### Problem
Only the lines from the start of the data through the line containing "(0,0) rectangle (1106,499);" should be written out, exactly as they are, with both ends included and the pictures left out.

### Source data
* start *

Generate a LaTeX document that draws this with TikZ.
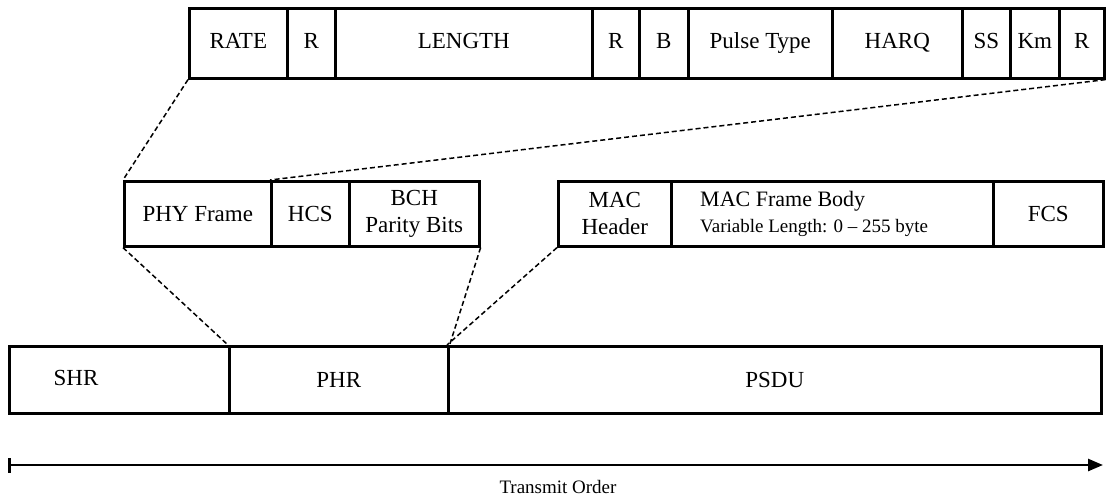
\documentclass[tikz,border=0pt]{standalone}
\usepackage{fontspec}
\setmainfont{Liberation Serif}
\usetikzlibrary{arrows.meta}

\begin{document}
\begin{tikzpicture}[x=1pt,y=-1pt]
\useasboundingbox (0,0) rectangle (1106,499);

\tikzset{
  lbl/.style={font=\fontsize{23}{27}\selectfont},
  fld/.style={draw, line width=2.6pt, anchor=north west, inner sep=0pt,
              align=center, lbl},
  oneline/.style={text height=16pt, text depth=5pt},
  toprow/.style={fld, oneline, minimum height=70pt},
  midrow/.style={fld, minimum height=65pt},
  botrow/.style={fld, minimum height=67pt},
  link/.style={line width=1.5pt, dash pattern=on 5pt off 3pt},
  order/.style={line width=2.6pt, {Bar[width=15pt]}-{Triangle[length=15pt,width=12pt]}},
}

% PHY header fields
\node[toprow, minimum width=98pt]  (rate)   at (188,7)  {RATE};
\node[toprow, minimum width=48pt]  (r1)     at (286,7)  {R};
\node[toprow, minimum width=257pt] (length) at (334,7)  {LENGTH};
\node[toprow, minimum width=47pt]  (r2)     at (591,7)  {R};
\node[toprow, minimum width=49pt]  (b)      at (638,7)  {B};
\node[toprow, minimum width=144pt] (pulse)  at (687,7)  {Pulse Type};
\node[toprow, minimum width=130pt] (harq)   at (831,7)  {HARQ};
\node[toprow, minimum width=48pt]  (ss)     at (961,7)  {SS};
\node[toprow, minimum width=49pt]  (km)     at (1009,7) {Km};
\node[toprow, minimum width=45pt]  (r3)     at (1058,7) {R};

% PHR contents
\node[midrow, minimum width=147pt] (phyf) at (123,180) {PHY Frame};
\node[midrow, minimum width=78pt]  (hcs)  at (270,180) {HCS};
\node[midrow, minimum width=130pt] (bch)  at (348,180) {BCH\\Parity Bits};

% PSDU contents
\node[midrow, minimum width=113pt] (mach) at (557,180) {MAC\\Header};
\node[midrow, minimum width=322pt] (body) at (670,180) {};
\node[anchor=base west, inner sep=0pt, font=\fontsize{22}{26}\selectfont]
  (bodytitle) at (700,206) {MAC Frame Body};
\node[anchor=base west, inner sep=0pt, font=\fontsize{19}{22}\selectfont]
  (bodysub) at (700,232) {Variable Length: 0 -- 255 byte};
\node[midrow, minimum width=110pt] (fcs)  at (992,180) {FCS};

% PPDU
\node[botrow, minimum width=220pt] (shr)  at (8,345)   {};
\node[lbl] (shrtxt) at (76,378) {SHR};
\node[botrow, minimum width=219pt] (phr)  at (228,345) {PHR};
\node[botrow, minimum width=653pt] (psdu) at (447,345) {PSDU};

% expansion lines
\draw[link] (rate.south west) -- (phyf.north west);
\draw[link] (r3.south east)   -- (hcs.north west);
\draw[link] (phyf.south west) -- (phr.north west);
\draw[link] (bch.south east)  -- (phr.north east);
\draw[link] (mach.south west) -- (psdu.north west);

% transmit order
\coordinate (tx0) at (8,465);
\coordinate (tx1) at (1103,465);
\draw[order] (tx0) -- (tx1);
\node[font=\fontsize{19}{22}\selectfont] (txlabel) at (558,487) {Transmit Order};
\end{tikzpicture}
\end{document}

* end *

### Solution
Generate a LaTeX document that draws this with TikZ.
\documentclass[tikz,border=0pt]{standalone}
\usepackage{fontspec}
\setmainfont{Liberation Serif}
\usetikzlibrary{arrows.meta}

\begin{document}
\begin{tikzpicture}[x=1pt,y=-1pt]
\useasboundingbox (0,0) rectangle (1106,499);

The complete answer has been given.